The augmented provisions against incitement to hatred, previously limited to the 1881 press law, are set to be expanded throughout the French criminal justice system, under the new bill.

Much as in the UK, the new creation of aggravated offences will also ensure that any existing crime can be claimed, by its victim, also to contain a “hate speech” component, incurring far stiffer penalties against the alleged perpetrator.

The application of existing French laws, however, after the last major atrocity in Paris, on November 13, point to the likely reasons for the new proposals being put forward by France’s government.

Since the massacre at the Bataclan nightclub and suicide bombings that struck the French capital, the Republic of France has been in a state of emergency. This gives the country’s President, François Hollande, “extraordinary powers” under Article 16 of the French Constitution.

In February, the duration of these powers, which enable warrantless searches whilst limiting freedom of expression and peaceful assembly, were extended until May 26 by the lower house of the French legislature, the Assemblée Nationale.

In the intervening period, soldiers have become such a common sight in the French capital, that they often give Paris the impression of being under martial law. Half of the country’s army is now deployed on the streets of France.
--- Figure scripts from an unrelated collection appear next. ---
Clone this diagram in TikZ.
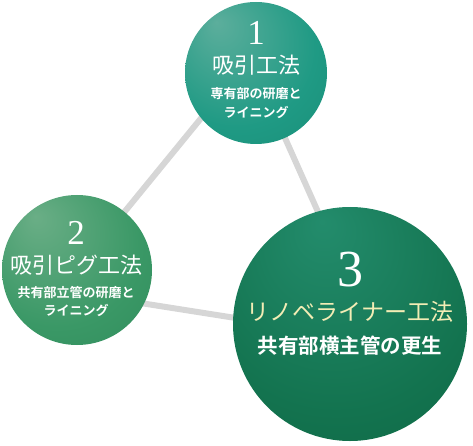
\documentclass[tikz,border=0pt]{standalone}
\usepackage{fontspec}
\setmainfont{Liberation Serif}
\newfontfamily\jpfont[BoldFont={* Bold}]{Noto Sans CJK JP}
\usetikzlibrary{backgrounds}

\definecolor{linkgray}{HTML}{D6D6D6}
\definecolor{tealA}{HTML}{5CAE9C}
\definecolor{tealB}{HTML}{1F9A84}
\definecolor{tealC}{HTML}{15866F}
\definecolor{greenA}{HTML}{6AAE86}
\definecolor{greenB}{HTML}{3A9866}
\definecolor{greenC}{HTML}{2A8454}
\definecolor{darkA}{HTML}{238C6C}
\definecolor{darkB}{HTML}{13734F}
\definecolor{darkC}{HTML}{0A5C3B}
\definecolor{titleyellow}{HTML}{F3EDB5}

\pgfdeclareradialshading{ballone}{\pgfpoint{-14bp}{18bp}}{color(0bp)=(tealA); color(28bp)=(tealB); color(55bp)=(tealC)}
\pgfdeclareradialshading{balltwo}{\pgfpoint{-14bp}{18bp}}{color(0bp)=(greenA); color(28bp)=(greenB); color(55bp)=(greenC)}
\pgfdeclareradialshading{ballthree}{\pgfpoint{-6bp}{22bp}}{color(0bp)=(darkA); color(30bp)=(darkB); color(60bp)=(darkC)}

\tikzset{
  ball/.style={circle,inner sep=0pt},
  link/.style={draw=linkgray,line width=6pt},
  num/.style={text=white,inner sep=0pt},
  title/.style={text=white,inner sep=0pt,font=\jpfont\fontsize{22}{22}\selectfont},
  sub/.style={text=white,inner sep=0pt,font=\jpfont\bfseries\fontsize{13}{13}\selectfont}
}

\begin{document}
\begin{tikzpicture}[x=1pt,y=-1pt]
\useasboundingbox (0,0) rectangle (473,446);
% circles
\node[ball,shading=ballone,minimum size=142pt] (c1) at (256,73) {};
\node[ball,shading=balltwo,minimum size=150pt] (c2) at (77,270) {};
\node[ball,shading=ballthree,minimum size=234pt] (c3) at (350,324) {};
% connectors behind
\begin{scope}[on background layer]
\draw[link] ([yshift=22pt]c1.center) -- (c2.center);
\draw[link] (c1.center) -- ([xshift=18pt]c3.center);
\draw[link] ([yshift=-23pt]c2.center) -- ([yshift=-12pt]c3.center);
\end{scope}
% texts
\node[num,font=\fontsize{35}{35}\selectfont] (n1) at (256,33) {1};
\node[title] (t1) at (256,65) {吸引工法};
\node[sub] (s1a) at (256,94) {専有部の研磨と};
\node[sub] (s1b) at (256,112) {ライニング};

\node[num,font=\fontsize{35}{35}\selectfont] (n2) at (76,233) {2};
\node[title] (t2) at (76,265) {吸引ピグ工法};
\node[sub] (s2a) at (76,293) {共有部立管の研磨と};
\node[sub] (s2b) at (76,310) {ライニング};

\node[num,font=\fontsize{52}{52}\selectfont] (n3) at (350,270) {3};
\node[title,text=titleyellow,font=\jpfont\fontsize{23}{23}\selectfont] (t3) at (350,312) {リノベライナー工法};
\node[sub,font=\jpfont\bfseries\fontsize{20.5}{20.5}\selectfont] (s3) at (350,346) {共有部横主管の更生};
\end{tikzpicture}
\end{document}
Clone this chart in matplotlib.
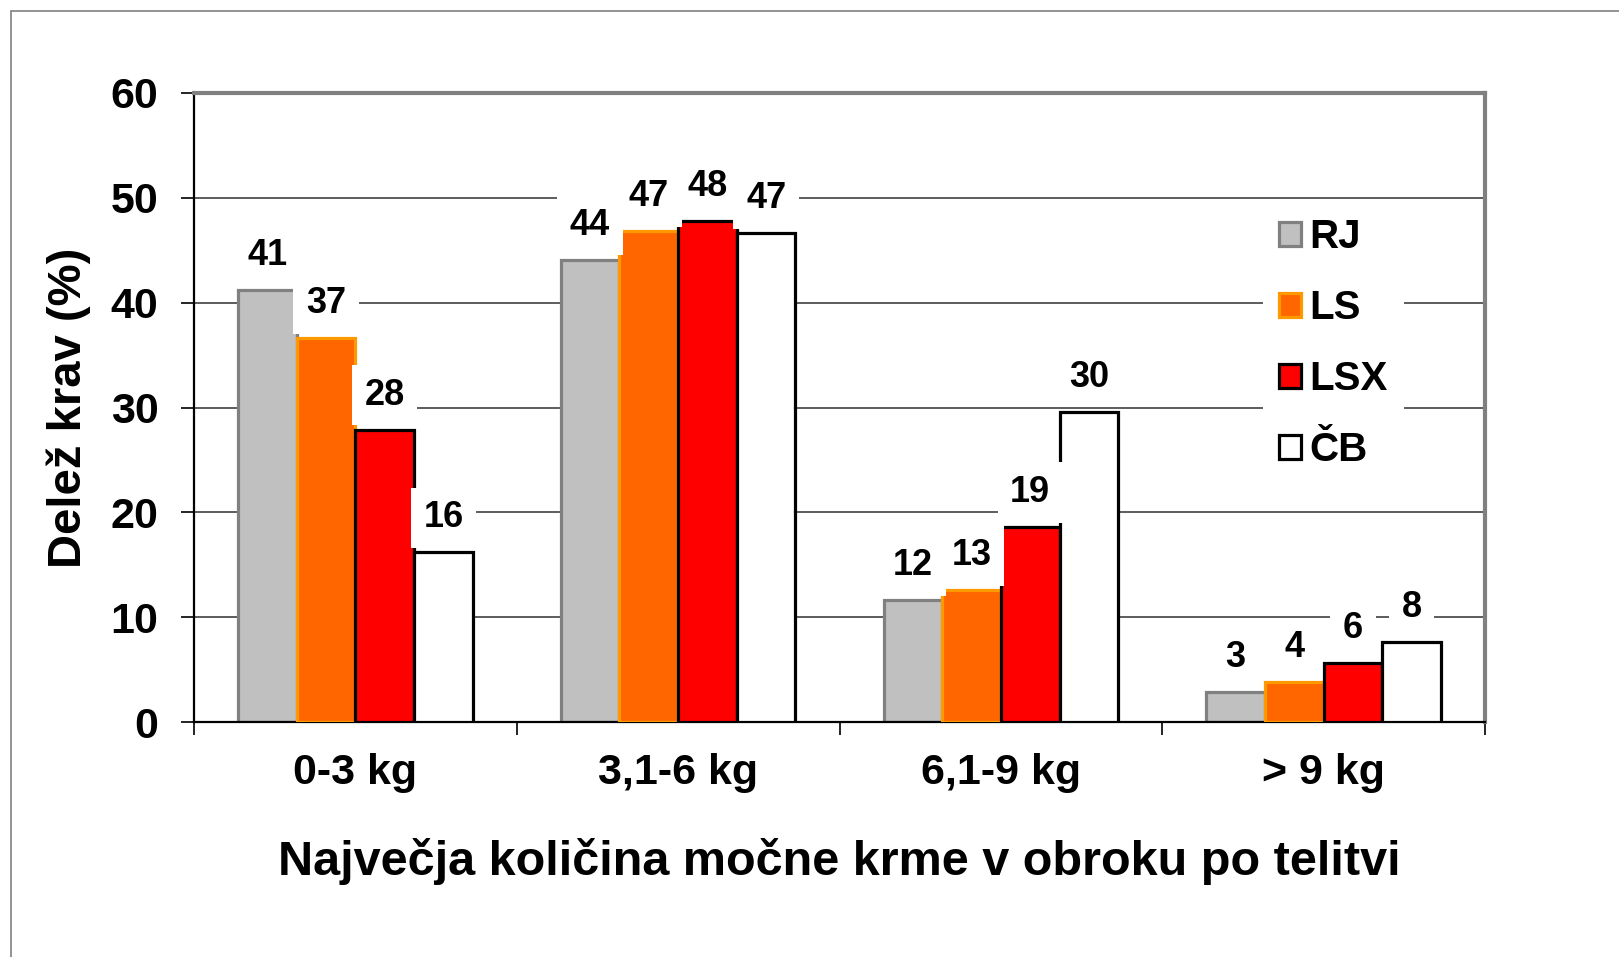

Yet, whereas protests by French people against Islamization or government policy have been rigorously curtailed by the authorities, migrant gangs have still felt able to terrorize French towns,stampede French motorways, or conduct mass armed brawls in Paris, with little fear of intervention from either security services or the law.

Although the law being introduced by Mr. Valls is chiefly claimed to be about “youth engagement,” the new bill seems more the result of a realization that one group in France — its natives — can generally be relied upon to obey the law, while apparently another cannot.

There is a certain group of young people, however, with whom Manuel Valls clearly does not wish to engage. He recently excoriated members of the controversial Europe-wide Identitarian Movement, a nationalist youth group notorious for engaging in acts of civil disobedience in response to the changing culture and demography of France and Europe.

Described as the “hipster right” by some outlets, Mr. Valls decried supporters of the movement — which began in his country — as “those who want the country closed while dreaming of going back to a France that never existed.”

“I believe in my country, in its message and its universal values,” Valls added. In the interview published by Libération, on April 12, he continued:

I would like us to be capable of demonstrating that Islam, a great world religion and the second religion of France, is fundamentally compatible with the Republic, democracy, our values, and equality between men and women.

Manuel Valls was later forced to admit, in the interview, that this “compatibility” is something doubted by “a majority of our fellow citizens.”

Some 3.3 million people have dual citizenship in France, most of them Muslim. After President Hollande had announced that his country was “at war,” in the immediate aftermath of November’s attacks, the French Prime Minister unveiled plans to amend France’s constitution.

The proposed amendment was intended to strip French citizenship from dual-nationals convicted of terrorism offences. At the time Manuel Valls was described, in the left-wing media, as a “strongman” who had taken a “hard line against terror.”

On March 30, however, after a split within the Socialist Party over the issue, the Prime Minister’s plans were dropped.

The new, more comprehensive, legislative proposals are set to go before the Assemblée nationale this month.